Le 20 septembre 1947, alors que le sud de l’île de Hokkaido est menacé par un typhon, trois hommes décident de fuir par la mer. Après la tempête, deux corps non identifiés subsistent parmi les noyés. On soupçonne qu’ils sont les meurtriers des Sasada, des prêteurs sur gages pillés le jour des intempéries. L'inspecteur Yumisaka recherche un troisième complice, Inugai, qui s’est réfugié chez une prostituée…
3ème film des plus importants sur la liste des films japonais, « Le détroit de la Faim » de Tomu Ushida fut longtemps resté inédit en France. Pourtant ce réalisateur majeur du cinéma nippon, réussit avec cette œuvre à associer peinture sociale et film noir. Car à travers cette histoire, où tout tourne autour d’un cambriolage, d’un incendie et d’un double meurtre, se dessine une société japonaise en pleine mutation, dans une après-guerre encore marquée par la défaite face aux Américains. Une époque où le pays survit entre conservatisme et envie d’avenir. Sur un scénario de Naoyuki Suzuki, à qui l’on doit, notamment, « Le Duel de l’Aube », autre œuvre majeure de Tomu Ushida.
Le scénario aborde avec une certaine justesse, cette société Japonaise qui a bien du mal à se sortir du conservatisme ambiant et d’une envie de retrouver sa place dans une société tournée vers l’Occident et vers son modernisme affiché. Une époque où la misère est encore beaucoup trop présente et pousse les hommes et les femmes à survivre de toutes les manières.
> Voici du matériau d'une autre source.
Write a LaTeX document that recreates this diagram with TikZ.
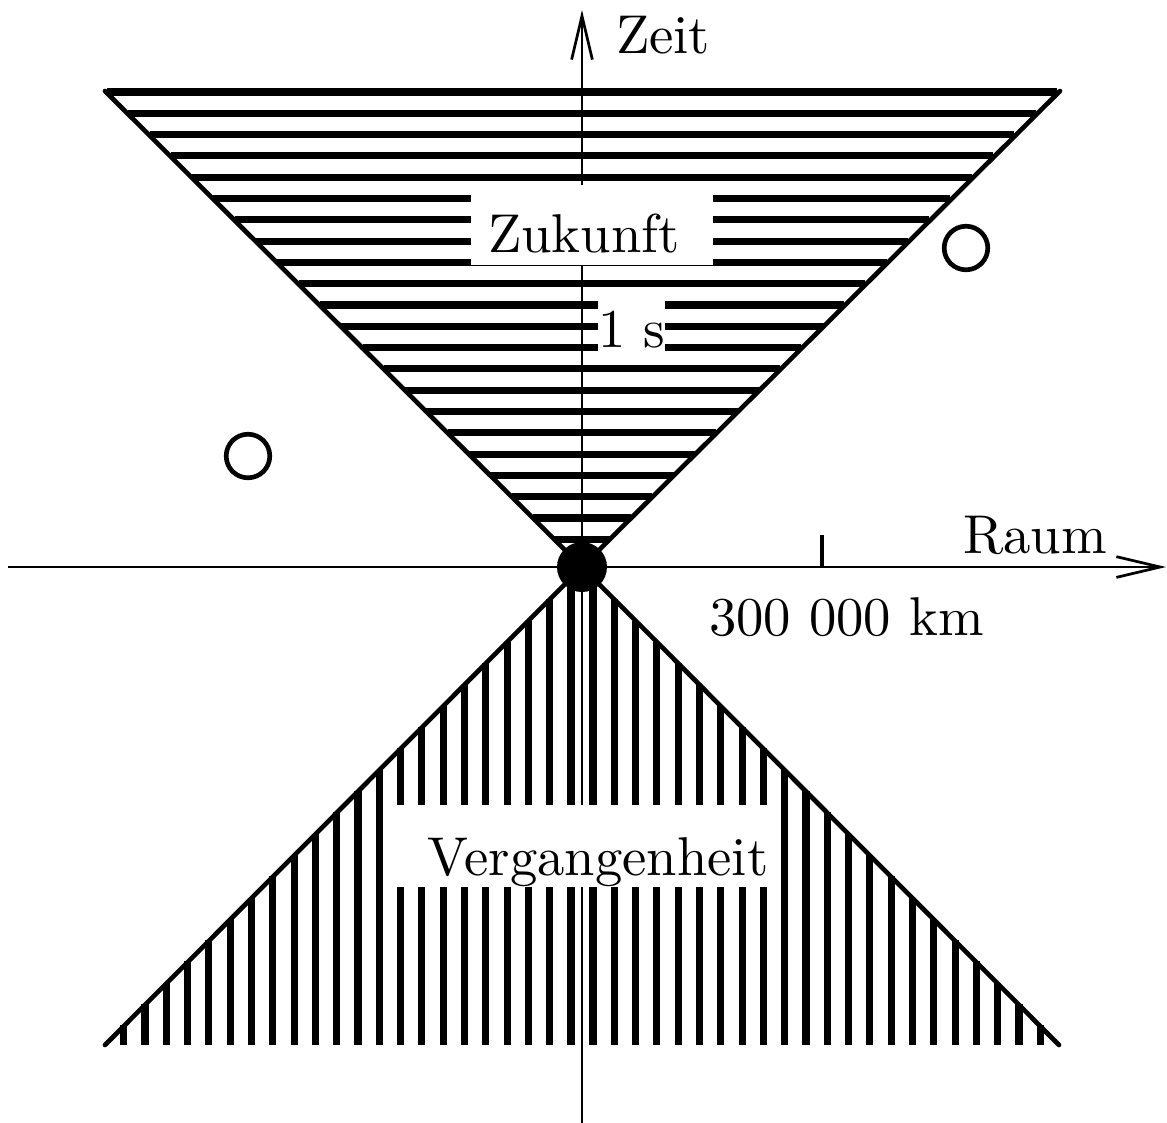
\documentclass[tikz,border=0pt]{standalone}
\usepackage{tikz}
\usetikzlibrary{arrows.meta}

\begin{document}
\begin{tikzpicture}[x=0.643cm,y=0.643cm,
  schraffur/.style={line width=1.3pt},
  kante/.style={line width=0.85pt,line cap=round},
  achse/.style={line width=0.5pt,-{Straight Barb[length=8pt,width=3.8pt]}},
  strich/.style={line width=0.6pt},
  etikett/.style={inner sep=0pt},
  ausschnitt/.style={fill=white,inner ysep=0pt}]
\useasboundingbox (-5.82,-5.55) rectangle (5.85,5.67);
\coordinate (O) at (0,0);
\coordinate (ol) at (-4.77,4.76);
\coordinate (or) at (4.78,4.76);
\coordinate (ul) at (-4.77,-4.78);
\coordinate (ur) at (4.77,-4.78);
% Zukunft
\foreach \k [evaluate=\k as \y using 4.75-0.213*\k] in {0,...,22}
  \draw[schraffur] (-\y,\y) -- (\y,\y);
% Vergangenheit
\foreach \k [evaluate=\k as \x using 0.11+0.213*\k] in {0,...,21}{
  \draw[schraffur] (\x,-\x) -- (\x,-4.78);
  \draw[schraffur] (-\x,-\x) -- (-\x,-4.78);
}
\draw[kante] (ol) -- (O) -- (or);
\draw[kante] (ul) -- (O) -- (ur);
% Achsen
\coordinate (xa) at (-5.74,0);
\coordinate (xe) at (5.84,0);
\coordinate (ya) at (0,-5.6);
\coordinate (ye) at (0,5.57);
\draw[achse] (xa) -- (xe);
\draw[achse] (ya) -- (ye);
\node[etikett,anchor=base west] (zeit) at (0.33,5.14) {Zeit};
\node[etikett,anchor=base west] (raum) at (3.80,0.14) {Raum};
\node[etikett,anchor=base west] (km) at (1.26,-0.68) {300 000 km};
% Beschriftungen
\node[ausschnitt,anchor=base west,inner xsep=3.1pt,text width=38.1pt,align=left,
  text height=12.3pt,text depth=2.4pt] (zukunft) at (-1.12,3.15) {Zukunft};
\node[ausschnitt,anchor=base west,inner xsep=0pt,
  text height=9.9pt,text depth=1.8pt] (sek) at (0.15,2.20) {1 s};
\node[ausschnitt,anchor=base west,inner xsep=1.5pt,text width=67.5pt,align=right,
  text height=12.8pt,text depth=2.2pt] (vergangenheit) at (-1.92,-3.08) {Vergangenheit};
\draw[line width=1pt] (0,2.40) -- ++(-0.15,0);
\draw[strich] (2.40,0) -- ++(0,0.32);
\fill (O) circle (0.25);
\draw[kante] (3.84,3.19) circle (0.218);
\draw[kante] (-3.34,1.11) circle (0.218);
\end{tikzpicture}
\end{document}
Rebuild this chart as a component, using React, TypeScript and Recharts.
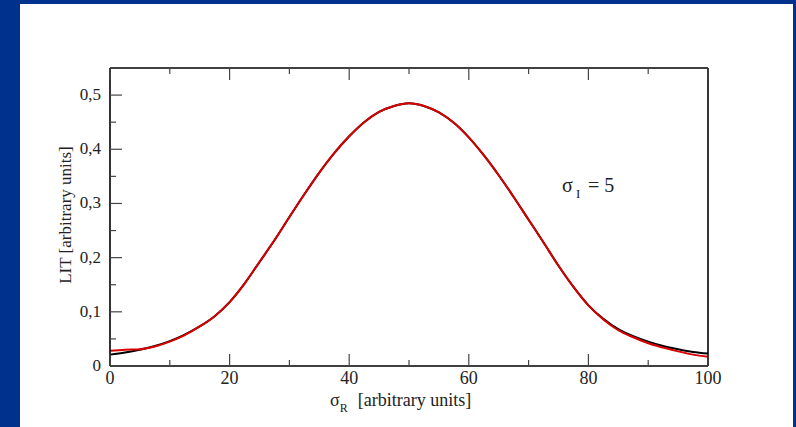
import { Line, LineChart, XAxis, YAxis } from 'recharts';

// sigma_R sampling (arbitrary units)
const sigmaR = [
  0, 2.5, 5, 7.5, 10, 12.5, 15, 17.5, 20, 22.5, 25, 27.5, 30, 32.5, 35, 37.5, 40, 42.5, 45, 47.5,
  50, 52.5, 55, 57.5, 60, 62.5, 65, 67.5, 70, 72.5, 75, 77.5, 80, 82.5, 85, 87.5, 90, 92.5, 95,
  97.5, 100,
];

// LIT, black curve
const litBlack = [
  0.021, 0.025, 0.03, 0.037, 0.046, 0.058, 0.073, 0.092, 0.118, 0.152, 0.192, 0.232, 0.275, 0.317,
  0.357, 0.393, 0.424, 0.45, 0.469, 0.48, 0.485, 0.48, 0.468, 0.449, 0.422, 0.389, 0.352, 0.312,
  0.27, 0.228, 0.185, 0.146, 0.112, 0.087, 0.068, 0.055, 0.045, 0.037, 0.031, 0.026, 0.023,
];

// LIT, red curve
const litRed = [
  0.028, 0.03, 0.031, 0.036, 0.045, 0.057, 0.073, 0.092, 0.118, 0.152, 0.192, 0.232, 0.275, 0.317,
  0.357, 0.393, 0.424, 0.45, 0.469, 0.48, 0.485, 0.48, 0.468, 0.449, 0.422, 0.389, 0.352, 0.312,
  0.27, 0.228, 0.185, 0.146, 0.112, 0.086, 0.066, 0.053, 0.042, 0.034, 0.027, 0.021, 0.017,
];

const xTicks = [0, 10, 20, 30, 40, 50, 60, 70, 80, 90, 100];
const yTicks = [0, 0.05, 0.1, 0.15, 0.2, 0.25, 0.3, 0.35, 0.4, 0.45, 0.5];

const data = sigmaR.map((s, i) => ({ s, black: litBlack[i], red: litRed[i] }));

const W = 796;
const H = 427;
const SERIF = '"Liberation Serif", "Times New Roman", serif';

type Side = 'left' | 'right' | 'top' | 'bottom';

// ticks point into the frame; majors are longer and (on left/bottom) labelled
function FrameTick(props: any) {
  const { x, y, payload, side } = props as { x: number; y: number; payload: { value: number }; side: Side };
  const v = payload.value;
  const horizontal = side === 'top' || side === 'bottom';
  const major = horizontal ? v % 20 === 0 : Math.round(v * 100) % 10 === 0;
  const len = major ? 12 : 6;
  let line;
  if (side === 'left') line = <line x1={x} x2={x + len} y1={y} y2={y} />;
  else if (side === 'right') line = <line x1={x - len} x2={x} y1={y} y2={y} />;
  else if (side === 'bottom') line = <line x1={x} x2={x} y1={y - len} y2={y} />;
  else line = <line x1={x} x2={x} y1={y} y2={y + len} />;

  let label = null;
  if (major && side === 'left') {
    const txt = v === 0 ? '0' : v.toFixed(1).replace('.', ',');
    label = (
      <text x={x - 9} y={y + 5} textAnchor="end" fontFamily={SERIF} fontSize={17} fill="#222" stroke="none">
        {txt}
      </text>
    );
  } else if (major && side === 'bottom') {
    label = (
      <text x={x} y={y + 18} textAnchor="middle" fontFamily={SERIF} fontSize={18} fill="#222" stroke="none">
        {v}
      </text>
    );
  }
  return (
    <g stroke="#444" strokeWidth={1.2}>
      {line}
      {label}
    </g>
  );
}

const frame = { stroke: '#000', strokeWidth: 1.6 };

export default function App() {
  return (
    <div style={{ position: 'fixed', left: 0, top: 0, width: W, height: H, background: '#00318c', overflow: 'hidden' }}>
      <div style={{ position: 'absolute', left: 20, top: 4, width: 773, height: 423, background: '#fff' }} />
      <div style={{ position: 'absolute', left: 0, top: 0 }}>
        <LineChart width={W} height={H} data={data} margin={{ top: 67, right: 87, bottom: 60, left: 109 }}>
          <XAxis
            xAxisId="bottom"
            dataKey="s"
            type="number"
            domain={[0, 100]}
            ticks={xTicks}
            interval={0}
            height={1}
            tickSize={0}
            tickMargin={0}
            tickLine={false}
            axisLine={frame}
            tick={(p: any) => <FrameTick {...p} side="bottom" />}
          />
          <XAxis
            xAxisId="top"
            orientation="top"
            dataKey="s"
            type="number"
            domain={[0, 100]}
            ticks={xTicks}
            interval={0}
            height={1}
            tickSize={0}
            tickMargin={0}
            tickLine={false}
            axisLine={frame}
            tick={(p: any) => <FrameTick {...p} side="top" />}
          />
          <YAxis
            yAxisId="left"
            type="number"
            domain={[0, 0.55]}
            ticks={yTicks}
            interval={0}
            width={1}
            tickSize={0}
            tickMargin={0}
            tickLine={false}
            axisLine={frame}
            tick={(p: any) => <FrameTick {...p} side="left" />}
          />
          <YAxis
            yAxisId="right"
            orientation="right"
            type="number"
            domain={[0, 0.55]}
            ticks={yTicks}
            interval={0}
            width={1}
            tickSize={0}
            tickMargin={0}
            tickLine={false}
            axisLine={frame}
            tick={(p: any) => <FrameTick {...p} side="right" />}
          />
          <Line
            xAxisId="bottom"
            yAxisId="left"
            type="monotone"
            dataKey="black"
            stroke="#000"
            strokeWidth={2}
            dot={false}
            isAnimationActive={false}
          />
          <Line
            xAxisId="bottom"
            yAxisId="left"
            type="monotone"
            dataKey="red"
            stroke="#d80000"
            strokeWidth={2}
            dot={false}
            isAnimationActive={false}
          />
        </LineChart>
      </div>
      {/* axis titles and the sigma_I annotation */}
      <svg width={W} height={H} style={{ position: 'absolute', left: 0, top: 0, pointerEvents: 'none' }}>
        <text
          transform="translate(71 215) rotate(-90)"
          textAnchor="middle"
          fontFamily={SERIF}
          fontSize={17}
          fill="#222"
        >
          LIT [arbitrary units]
        </text>
        <text x={330} y={406} fontFamily={SERIF} fontSize={18} fill="#222">
          σ
          <tspan fontSize={12} dy={6}>R</tspan>
          <tspan dy={-6} dx={10}>[arbitrary units]</tspan>
        </text>
        <text x={562} y={192} fontFamily={SERIF} fontSize={20} fill="#222">
          σ
        </text>
        <text x={576} y={198} fontFamily={SERIF} fontSize={13} fill="#222">
          I
        </text>
        <text x={588} y={192} fontFamily={SERIF} fontSize={20} fill="#222">
          = 5
        </text>
      </svg>
    </div>
  );
}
Ici, dans le scénario de Naoyuki Suzuki, nous sommes dans l’après-guerre, les Américains sont encore présents, mais surtout, le Japon peine à se remettre d’une défaite dont les stigmates sont encore visibles sur les visages, dans les cœurs et dans les rues des villes et des villages. Le typhon, tout comme l’échouage du bateau, sonne comme cette guerre qui s’est achevée dans l’horreur.
Avec un sens accru de la mise en scène, le réalisateur signe un film d’une modernité renversante, où la peinture sociale se mélange à une intrigue noire maitrisée et captivante. Le réalisateur séquence en trois parties son propos. D’abord le début de l’enquête avec le Typhon, le naufrage et la fuite. Puis ensuite nous suivons l’errance de Yae la prostituée éperdument amoureuse de Inugai , dont elle a gardé un morceau d’ongle qui vient symboliser l’amour qu’elle est persuadé retrouver. Puis dans la dernière partie, le film se laisse aller au film noir avec l’enquête qui reprend sa place dans la narration pour élucider un meurtre dont le coupable a pris la fuite.
Grace à l’interprétation remarquable en nuances et en subtilité de Kinnosuke Nakamura (Goyôkin) et à la fraicheur et l’motion de Sachiko Hidari (Une auberge à Osaka), le film gagne en profondeur et le discours y est à la fois touchant et cynique. « Le détroit de la Faim » est un film majeur du cinéma Nippon qui vient lever un voile subtil et sans concession d’une société qui peine à se relever de la guerre mais qui a la volonté de regarder vers l’avenir et doit vaincre ses démons pour ensuite trouver sa place dans un monde dominé par la société occidentale.